The task: Up to and including the line with "const vqvaeA = [95.1, 96.98, 97.44, 97.64, 98.21];", write out the listing from its first line, minus the pictures.

Data section:
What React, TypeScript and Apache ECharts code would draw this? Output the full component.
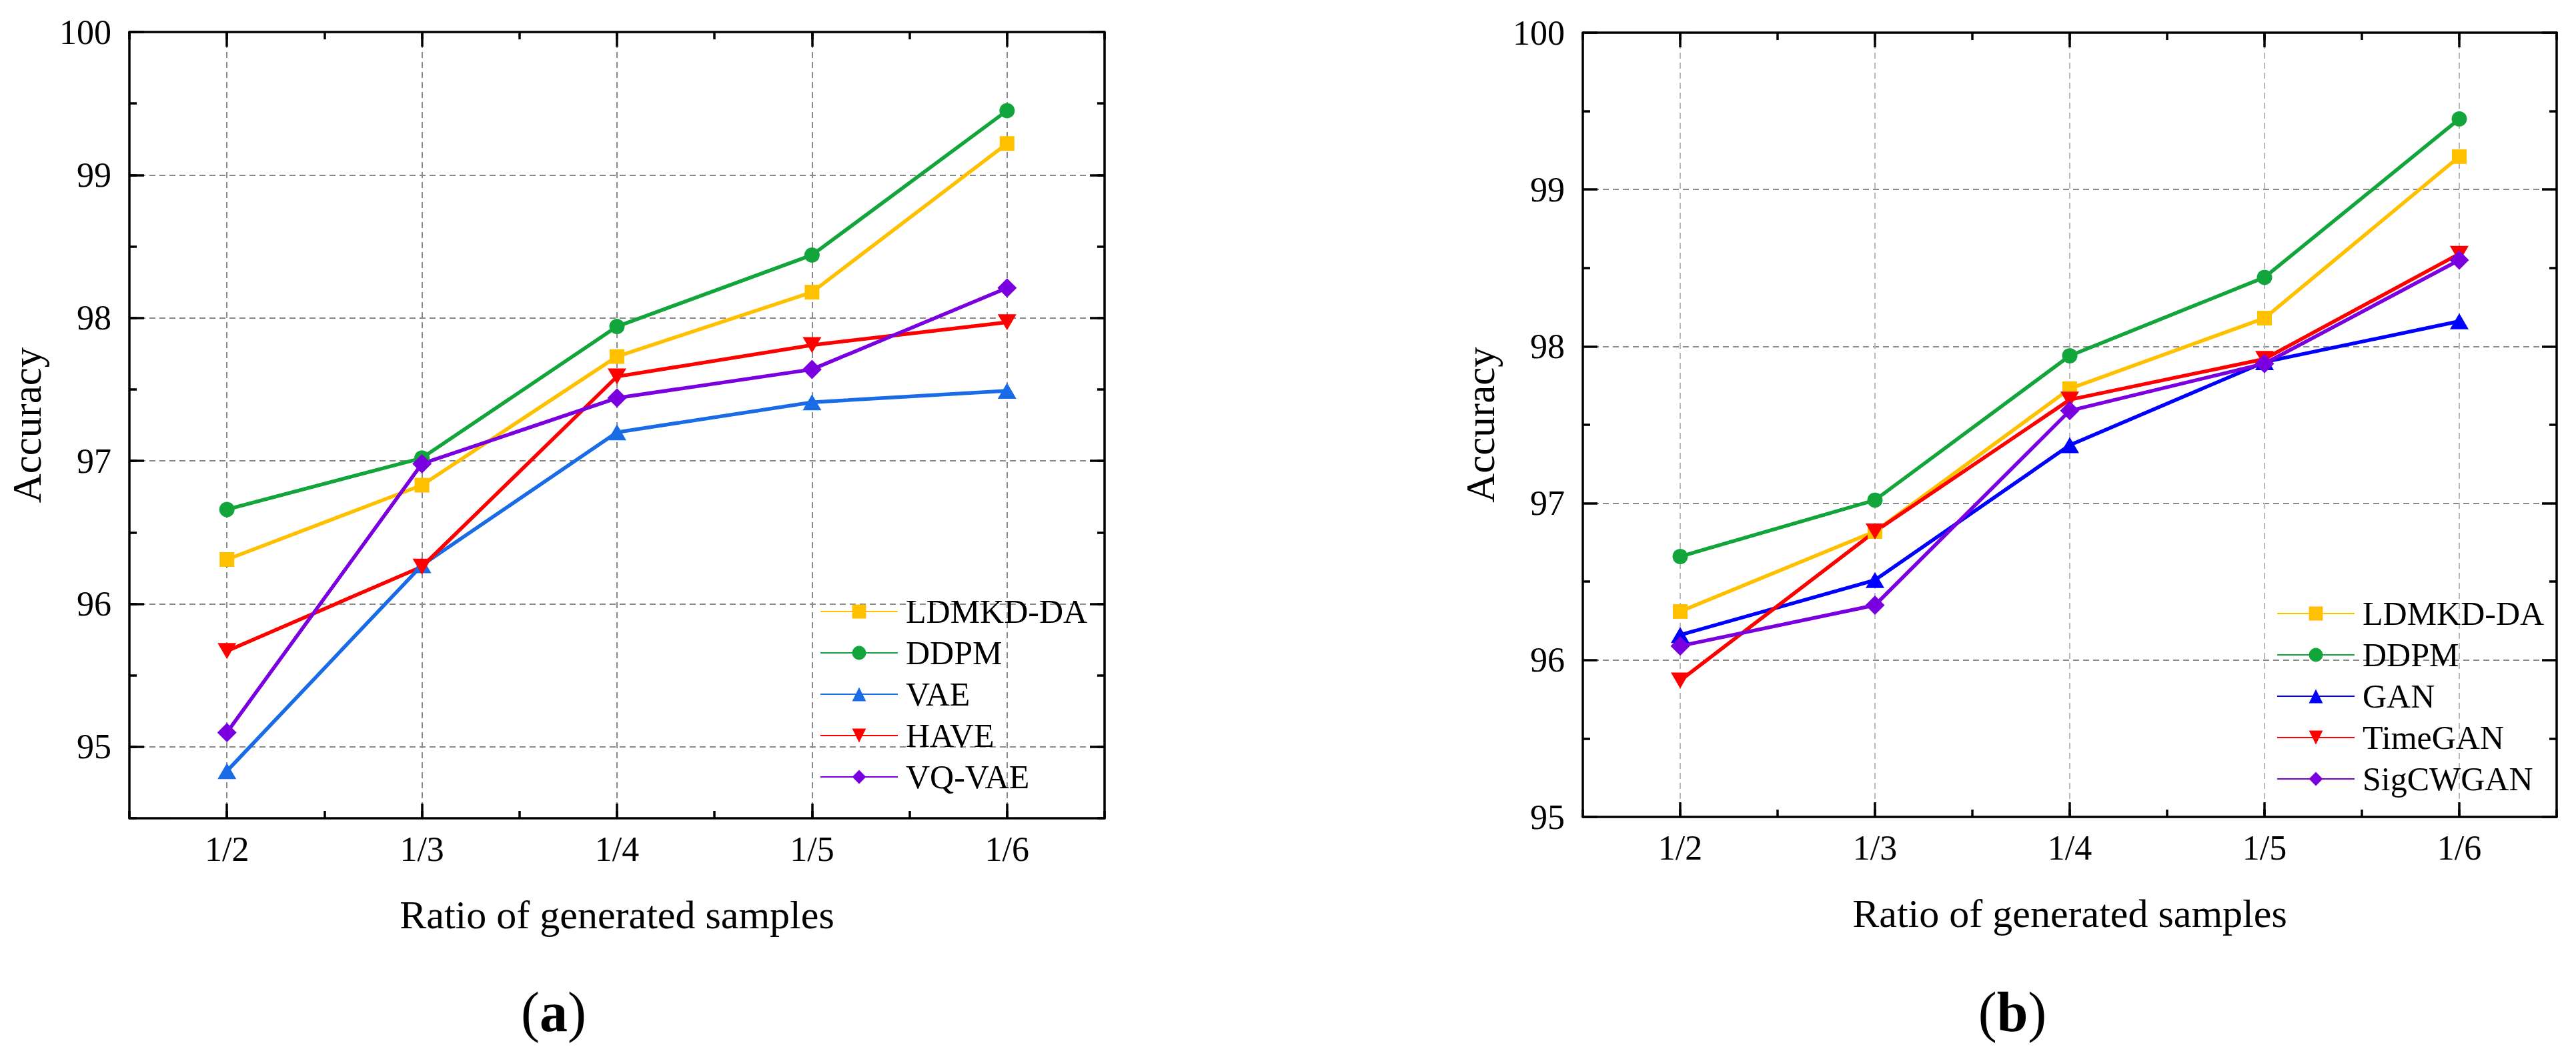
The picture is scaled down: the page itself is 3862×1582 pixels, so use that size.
import React, { useEffect, useRef } from "react";
import * as echarts from "echarts";

const categories = ["1/2", "1/3", "1/4", "1/5", "1/6"];

// Panel (a)
const ldmkdA = [96.31, 96.83, 97.73, 98.18, 99.22];
const ddpmA = [96.66, 97.02, 97.94, 98.44, 99.45];
const vaeA = [94.83, 96.27, 97.2, 97.41, 97.49];
const haveA = [95.67, 96.26, 97.59, 97.81, 97.97];
const vqvaeA = [95.1, 96.98, 97.44, 97.64, 98.21];

// Panel (b)
const ldmkdB = [96.31, 96.82, 97.73, 98.18, 99.21];
const ddpmB = [96.66, 97.02, 97.94, 98.44, 99.45];
const ganB = [96.16, 96.51, 97.37, 97.9, 98.16];
const timeganB = [95.87, 96.82, 97.66, 97.92, 98.59];
const sigcwganB = [96.09, 96.35, 97.59, 97.89, 98.55];

const yTicksA = [95, 96, 97, 98, 99, 100];
const yTicksB = [95, 96, 97, 98, 99, 100];
const xTickValues = [1, 2, 3, 4, 5];

const namesA = ["LDMKD-DA", "DDPM", "VAE", "HAVE", "VQ-VAE"];
const namesB = ["LDMKD-DA", "DDPM", "GAN", "TimeGAN", "SigCWGAN"];

const FONT = '"Liberation Serif", "Times New Roman", serif';
const LINE = { color: "#000", width: 3.5 };
const TRANSPARENT = "rgba(0,0,0,0)";

const C_LD = "#FFC000";
const C_DD = "#12A53B";
const C_VAE = "#1A6CE6";
const C_GAN = "#0000FF";
const C_RED = "#FF0000";
const C_PUR = "#7A00DF";

function xMinor(gridIndex: number, position: string, split: string | null, named: boolean) {
  return {
    type: "value",
    gridIndex,
    position,
    min: 0.5,
    max: 5.5,
    interval: 0.5,
    axisLine: { show: true, onZero: false, lineStyle: LINE },
    axisTick: { show: true, inside: true, length: 11, lineStyle: LINE },
    axisLabel: { show: false },
    splitLine: split
      ? { show: true, lineStyle: { color: [TRANSPARENT, split], type: [9, 6], width: 2 } }
      : { show: false },
    name: named ? "Ratio of generated samples" : "",
    nameLocation: "middle",
    nameGap: 115,
    nameTextStyle: { fontFamily: FONT, fontSize: 60, lineHeight: 60, color: "#000" },
  };
}

function xMajor(gridIndex: number, position: string, labels: boolean) {
  return {
    type: "value",
    gridIndex,
    position,
    min: 0.5,
    max: 5.5,
    axisLine: { show: false, onZero: false },
    axisTick: { show: true, inside: true, length: 22, lineStyle: LINE, customValues: xTickValues },
    axisLabel: {
      show: labels,
      customValues: xTickValues,
      formatter: (v: number) => {
        const i = Math.round(v) - 1;
        return Math.abs(v - Math.round(v)) < 1e-6 && categories[i] ? categories[i] : "";
      },
      margin: 20,
      fontFamily: FONT,
      fontSize: 52,
      color: "#000",
    },
    splitLine: { show: false },
  };
}

function yNameProps(named: boolean) {
  return {
    name: named ? "Accuracy" : "",
    nameLocation: "middle",
    nameGap: 124,
    nameTextStyle: { fontFamily: FONT, fontSize: 61, lineHeight: 60, color: "#000" },
  };
}

function yLabel(show: boolean, values: number[]) {
  return {
    show,
    customValues: values,
    formatter: (v: number) => (Math.abs(v - Math.round(v)) < 1e-6 ? String(Math.round(v)) : ""),
    margin: 27,
    fontFamily: FONT,
    fontSize: 52,
    color: "#000",
  };
}

function series(
  name: string,
  values: number[],
  color: string,
  symbol: string,
  size: number | number[],
  rotate: number,
  xIdx: number,
  yIdx: number
) {
  return {
    type: "line",
    name,
    xAxisIndex: xIdx,
    yAxisIndex: yIdx,
    data: values.map((v, i) => [i + 1, v]),
    symbol,
    symbolSize: size,
    symbolRotate: rotate,
    showSymbol: true,
    lineStyle: { width: 5.5, color },
    itemStyle: { color },
    silent: true,
    emphasis: { disabled: true },
  };
}

function legend(data: string[], left: number, top: number) {
  return {
    data,
    left,
    top,
    orient: "vertical",
    padding: 0,
    itemWidth: 116,
    itemHeight: 26,
    itemGap: 12,
    selectedMode: false,
    textStyle: {
      fontFamily: FONT,
      fontSize: 50,
      lineHeight: 50,
      color: "#000",
      padding: [0, 0, 0, 7],
    },
  };
}

function buildOption() {
  return {
    animation: false,
    backgroundColor: "#ffffff",
    grid: [
      { left: 194, top: 48, width: 1462, height: 1179, containLabel: false },
      { left: 2373, top: 49, width: 1460, height: 1176, containLabel: false },
    ],
    xAxis: [
      xMinor(0, "bottom", "#8a8a8a", true),
      xMajor(0, "bottom", true),
      xMinor(0, "top", null, false),
      xMajor(0, "top", false),
      xMinor(1, "bottom", "#b8b8b8", true),
      xMajor(1, "bottom", true),
      xMinor(1, "top", null, false),
      xMajor(1, "top", false),
    ],
    yAxis: [
      {
        type: "value",
        gridIndex: 0,
        position: "left",
        min: 94.5,
        max: 100,
        interval: 0.5,
        axisLine: { show: true, onZero: false, lineStyle: LINE },
        axisTick: { show: true, inside: true, length: 11, lineStyle: LINE },
        axisLabel: { show: false },
        splitLine: { show: true, lineStyle: { color: [TRANSPARENT, "#8a8a8a"], type: [9, 6], width: 2 } },
        ...yNameProps(true),
      },
      {
        type: "value",
        gridIndex: 0,
        position: "left",
        min: 94.5,
        max: 100,
        axisLine: { show: false, onZero: false },
        axisTick: { show: true, inside: true, length: 22, lineStyle: LINE, customValues: yTicksA },
        axisLabel: yLabel(true, yTicksA),
        splitLine: { show: false },
      },
      {
        type: "value",
        gridIndex: 0,
        position: "right",
        min: 94.5,
        max: 100,
        interval: 0.5,
        axisLine: { show: true, onZero: false, lineStyle: LINE },
        axisTick: { show: true, inside: true, length: 11, lineStyle: LINE },
        axisLabel: { show: false },
        splitLine: { show: false },
      },
      {
        type: "value",
        gridIndex: 0,
        position: "right",
        min: 94.5,
        max: 100,
        axisLine: { show: false, onZero: false },
        axisTick: { show: true, inside: true, length: 22, lineStyle: LINE, customValues: yTicksA },
        axisLabel: { show: false },
        splitLine: { show: false },
      },
      {
        type: "value",
        gridIndex: 1,
        position: "left",
        min: 95,
        max: 100,
        interval: 1,
        axisLine: { show: true, onZero: false, lineStyle: LINE },
        axisTick: { show: true, inside: true, length: 22, lineStyle: LINE },
        minorTick: { show: true, splitNumber: 2, length: 11, lineStyle: LINE },
        axisLabel: yLabel(true, yTicksB),
        splitLine: { show: true, lineStyle: { color: "#8a8a8a", type: [9, 6], width: 2 } },
        ...yNameProps(true),
      },
      {
        type: "value",
        gridIndex: 1,
        position: "right",
        min: 95,
        max: 100,
        interval: 1,
        axisLine: { show: true, onZero: false, lineStyle: LINE },
        axisTick: { show: true, inside: true, length: 22, lineStyle: LINE },
        minorTick: { show: true, splitNumber: 2, length: 11, lineStyle: LINE },
        axisLabel: { show: false },
        splitLine: { show: false },
      },
    ],
    legend: [legend(namesA, 1229, 892), legend(namesB, 3413, 895)],
    graphic: [
      {
        type: "text",
        x: 830,
        y: 1517,
        silent: true,
        style: {
          text: "{n|(}{b|a}{n|)}",
          align: "center",
          verticalAlign: "middle",
          rich: {
            n: { fontFamily: FONT, fontSize: 84, fill: "#000" },
            b: { fontFamily: FONT, fontSize: 84, fontWeight: "bold", fill: "#000" },
          },
        },
      },
      {
        type: "text",
        x: 3017,
        y: 1517,
        silent: true,
        style: {
          text: "{n|(}{b|b}{n|)}",
          align: "center",
          verticalAlign: "middle",
          rich: {
            n: { fontFamily: FONT, fontSize: 84, fill: "#000" },
            b: { fontFamily: FONT, fontSize: 84, fontWeight: "bold", fill: "#000" },
          },
        },
      },
    ],
    series: [
      series("LDMKD-DA", ldmkdA, C_LD, "rect", 22, 0, 0, 0),
      series("DDPM", ddpmA, C_DD, "circle", 23, 0, 0, 0),
      series("VAE", vaeA, C_VAE, "triangle", [28, 24], 0, 0, 0),
      series("HAVE", haveA, C_RED, "triangle", [28, 24], 180, 0, 0),
      series("VQ-VAE", vqvaeA, C_PUR, "diamond", 29, 0, 0, 0),
      series("LDMKD-DA", ldmkdB, C_LD, "rect", 22, 0, 4, 4),
      series("DDPM", ddpmB, C_DD, "circle", 23, 0, 4, 4),
      series("GAN", ganB, C_GAN, "triangle", [28, 24], 0, 4, 4),
      series("TimeGAN", timeganB, C_RED, "triangle", [28, 24], 180, 4, 4),
      series("SigCWGAN", sigcwganB, C_PUR, "diamond", 29, 0, 4, 4),
    ],
  };
}

export default function App() {
  const ref = useRef<HTMLDivElement>(null);
  useEffect(() => {
    document.body.style.margin = "0";
    document.body.style.overflow = "hidden";
    const chart = echarts.init(ref.current as HTMLDivElement, null, { renderer: "svg" });
    chart.setOption(buildOption() as any);
    return () => chart.dispose();
  }, []);
  return <div ref={ref} style={{ width: 3862, height: 1582, background: "#fff" }} />;
}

Task solution:
What React, TypeScript and Apache ECharts code would draw this? Output the full component.
The picture is scaled down: the page itself is 3862×1582 pixels, so use that size.
import React, { useEffect, useRef } from "react";
import * as echarts from "echarts";

const categories = ["1/2", "1/3", "1/4", "1/5", "1/6"];

// Panel (a)
const ldmkdA = [96.31, 96.83, 97.73, 98.18, 99.22];
const ddpmA = [96.66, 97.02, 97.94, 98.44, 99.45];
const vaeA = [94.83, 96.27, 97.2, 97.41, 97.49];
const haveA = [95.67, 96.26, 97.59, 97.81, 97.97];
const vqvaeA = [95.1, 96.98, 97.44, 97.64, 98.21];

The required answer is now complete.